### Collected material
┌──

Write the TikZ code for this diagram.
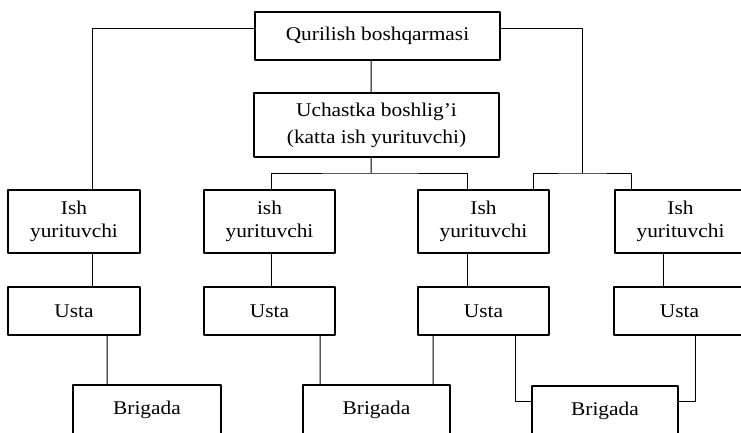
\documentclass[tikz,border=0pt]{standalone}
\usepackage{fontspec}
\setmainfont[FakeStretch=1.1]{Liberation Serif}
\tikzset{
  orgbox/.style={draw, line width=1.3bp, inner sep=0pt, align=center,
    font=\fontsize{19.5}{23}\selectfont},
}
\begin{document}
\begin{tikzpicture}[x=1bp,y=-1bp,line join=bevel,]
  \pgfsetlinewidth{1bp}
  \useasboundingbox (0,0) rectangle (741,432);
  \clip (0,0) rectangle (741,432);
%%
\pgfsetcolor{black}
  % Node: boshqarma
  \node[orgbox, minimum width=245bp, minimum height=48bp] (boshqarma) at (377.5,36) {Qurilish boshqarmasi};
  % Node: uchastka
  \node[orgbox, minimum width=245bp, minimum height=64bp, font=\fontsize{19.5}{27}\selectfont] (uchastka) at (376.5,125) {Uchastka boshlig'i\\(katta ish yurituvchi)};
  % Node: ish_1 .. ish_4
  \node[orgbox, minimum width=132bp, minimum height=63bp] (ish1) at (74,221.5) {Ish\\yurituvchi};
  \node[orgbox, minimum width=131bp, minimum height=63bp] (ish2) at (269.5,221.5) {ish\\yurituvchi};
  \node[orgbox, minimum width=131bp, minimum height=63bp] (ish3) at (483.5,221.5) {Ish\\yurituvchi};
  \node[orgbox, minimum width=131bp, minimum height=63bp] (ish4) at (680.5,221.5) {Ish\\yurituvchi};
  % Node: usta_1 .. usta_4
  \node[orgbox, minimum width=132bp, minimum height=48bp] (usta1) at (74,311) {Usta};
  \node[orgbox, minimum width=131bp, minimum height=48bp] (usta2) at (269.5,311) {Usta};
  \node[orgbox, minimum width=131bp, minimum height=48bp] (usta3) at (483.5,311) {Usta};
  \node[orgbox, minimum width=131bp, minimum height=48bp] (usta4) at (679.5,311) {Usta};
  % Node: brig_1 .. brig_3
  \node[orgbox, minimum width=148bp, minimum height=50bp] (brig1) at (147,410) {Brigada};
  \node[orgbox, minimum width=147bp, minimum height=50bp] (brig2) at (376.5,410) {Brigada};
  \node[orgbox, minimum width=146bp, minimum height=50bp] (brig3) at (605,411) {Brigada};
  % Bus points
  \coordinate (busA) at (371,173);
  \coordinate (busB) at (582,173);
  % Edge: boshqarma -> ish1
  \draw ([yshift=8bp]boshqarma.west) -| ([xshift=18bp]ish1.north);
  % Edge: boshqarma -> uchastka
  \draw ([xshift=-6.5bp]boshqarma.south) -- ([xshift=-5.5bp]uchastka.north);
  % Edge: boshqarma -> ish3, ish4
  \draw ([yshift=8bp]boshqarma.east) -| (busB);
  \draw ([xshift=49.5bp]ish3.north) |- (busB) -| ([xshift=-49.5bp]ish4.north);
  % Edge: uchastka -> ish2, ish3
  \draw ([xshift=-5.5bp]uchastka.south) -- (busA);
  \draw ([xshift=1.5bp]ish2.north) |- (busA) -| ([xshift=-16.5bp]ish3.north);
  % Edge: ish -> usta
  \draw ([xshift=18bp]ish1.south) -- ([xshift=18bp]usta1.north);
  \draw ([xshift=1.5bp]ish2.south) -- ([xshift=1.5bp]usta2.north);
  \draw ([xshift=-16.5bp]ish3.south) -- ([xshift=-16.5bp]usta3.north);
  \draw ([xshift=-17.5bp]ish4.south) -- ([xshift=-16.5bp]usta4.north);
  % Edge: usta -> brigada
  \draw ([xshift=33bp]usta1.south) -- ([xshift=-40bp]brig1.north);
  \draw ([xshift=50.5bp]usta2.south) -- ([xshift=-56.5bp]brig2.north);
  \draw ([xshift=-50.5bp]usta3.south) -- ([xshift=56.5bp]brig2.north);
  \draw ([xshift=31.5bp]usta3.south) |- ([yshift=10bp]brig3.west);
  \draw ([xshift=15.5bp]usta4.south) |- ([yshift=10bp]brig3.east);
%
\end{tikzpicture}
\end{document}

└──

### Request
Exclude the pictures. Write out the remaining data exactly.

### Reply to the exercise
Write the TikZ code for this diagram.
\documentclass[tikz,border=0pt]{standalone}
\usepackage{fontspec}
\setmainfont[FakeStretch=1.1]{Liberation Serif}
\tikzset{
  orgbox/.style={draw, line width=1.3bp, inner sep=0pt, align=center,
    font=\fontsize{19.5}{23}\selectfont},
}
\begin{document}
\begin{tikzpicture}[x=1bp,y=-1bp,line join=bevel,]
  \pgfsetlinewidth{1bp}
  \useasboundingbox (0,0) rectangle (741,432);
  \clip (0,0) rectangle (741,432);
%%
\pgfsetcolor{black}
  % Node: boshqarma
  \node[orgbox, minimum width=245bp, minimum height=48bp] (boshqarma) at (377.5,36) {Qurilish boshqarmasi};
  % Node: uchastka
  \node[orgbox, minimum width=245bp, minimum height=64bp, font=\fontsize{19.5}{27}\selectfont] (uchastka) at (376.5,125) {Uchastka boshlig'i\\(katta ish yurituvchi)};
  % Node: ish_1 .. ish_4
  \node[orgbox, minimum width=132bp, minimum height=63bp] (ish1) at (74,221.5) {Ish\\yurituvchi};
  \node[orgbox, minimum width=131bp, minimum height=63bp] (ish2) at (269.5,221.5) {ish\\yurituvchi};
  \node[orgbox, minimum width=131bp, minimum height=63bp] (ish3) at (483.5,221.5) {Ish\\yurituvchi};
  \node[orgbox, minimum width=131bp, minimum height=63bp] (ish4) at (680.5,221.5) {Ish\\yurituvchi};
  % Node: usta_1 .. usta_4
  \node[orgbox, minimum width=132bp, minimum height=48bp] (usta1) at (74,311) {Usta};
  \node[orgbox, minimum width=131bp, minimum height=48bp] (usta2) at (269.5,311) {Usta};
  \node[orgbox, minimum width=131bp, minimum height=48bp] (usta3) at (483.5,311) {Usta};
  \node[orgbox, minimum width=131bp, minimum height=48bp] (usta4) at (679.5,311) {Usta};
  % Node: brig_1 .. brig_3
  \node[orgbox, minimum width=148bp, minimum height=50bp] (brig1) at (147,410) {Brigada};
  \node[orgbox, minimum width=147bp, minimum height=50bp] (brig2) at (376.5,410) {Brigada};
  \node[orgbox, minimum width=146bp, minimum height=50bp] (brig3) at (605,411) {Brigada};
  % Bus points
  \coordinate (busA) at (371,173);
  \coordinate (busB) at (582,173);
  % Edge: boshqarma -> ish1
  \draw ([yshift=8bp]boshqarma.west) -| ([xshift=18bp]ish1.north);
  % Edge: boshqarma -> uchastka
  \draw ([xshift=-6.5bp]boshqarma.south) -- ([xshift=-5.5bp]uchastka.north);
  % Edge: boshqarma -> ish3, ish4
  \draw ([yshift=8bp]boshqarma.east) -| (busB);
  \draw ([xshift=49.5bp]ish3.north) |- (busB) -| ([xshift=-49.5bp]ish4.north);
  % Edge: uchastka -> ish2, ish3
  \draw ([xshift=-5.5bp]uchastka.south) -- (busA);
  \draw ([xshift=1.5bp]ish2.north) |- (busA) -| ([xshift=-16.5bp]ish3.north);
  % Edge: ish -> usta
  \draw ([xshift=18bp]ish1.south) -- ([xshift=18bp]usta1.north);
  \draw ([xshift=1.5bp]ish2.south) -- ([xshift=1.5bp]usta2.north);
  \draw ([xshift=-16.5bp]ish3.south) -- ([xshift=-16.5bp]usta3.north);
  \draw ([xshift=-17.5bp]ish4.south) -- ([xshift=-16.5bp]usta4.north);
  % Edge: usta -> brigada
  \draw ([xshift=33bp]usta1.south) -- ([xshift=-40bp]brig1.north);
  \draw ([xshift=50.5bp]usta2.south) -- ([xshift=-56.5bp]brig2.north);
  \draw ([xshift=-50.5bp]usta3.south) -- ([xshift=56.5bp]brig2.north);
  \draw ([xshift=31.5bp]usta3.south) |- ([yshift=10bp]brig3.west);
  \draw ([xshift=15.5bp]usta4.south) |- ([yshift=10bp]brig3.east);
%
\end{tikzpicture}
\end{document}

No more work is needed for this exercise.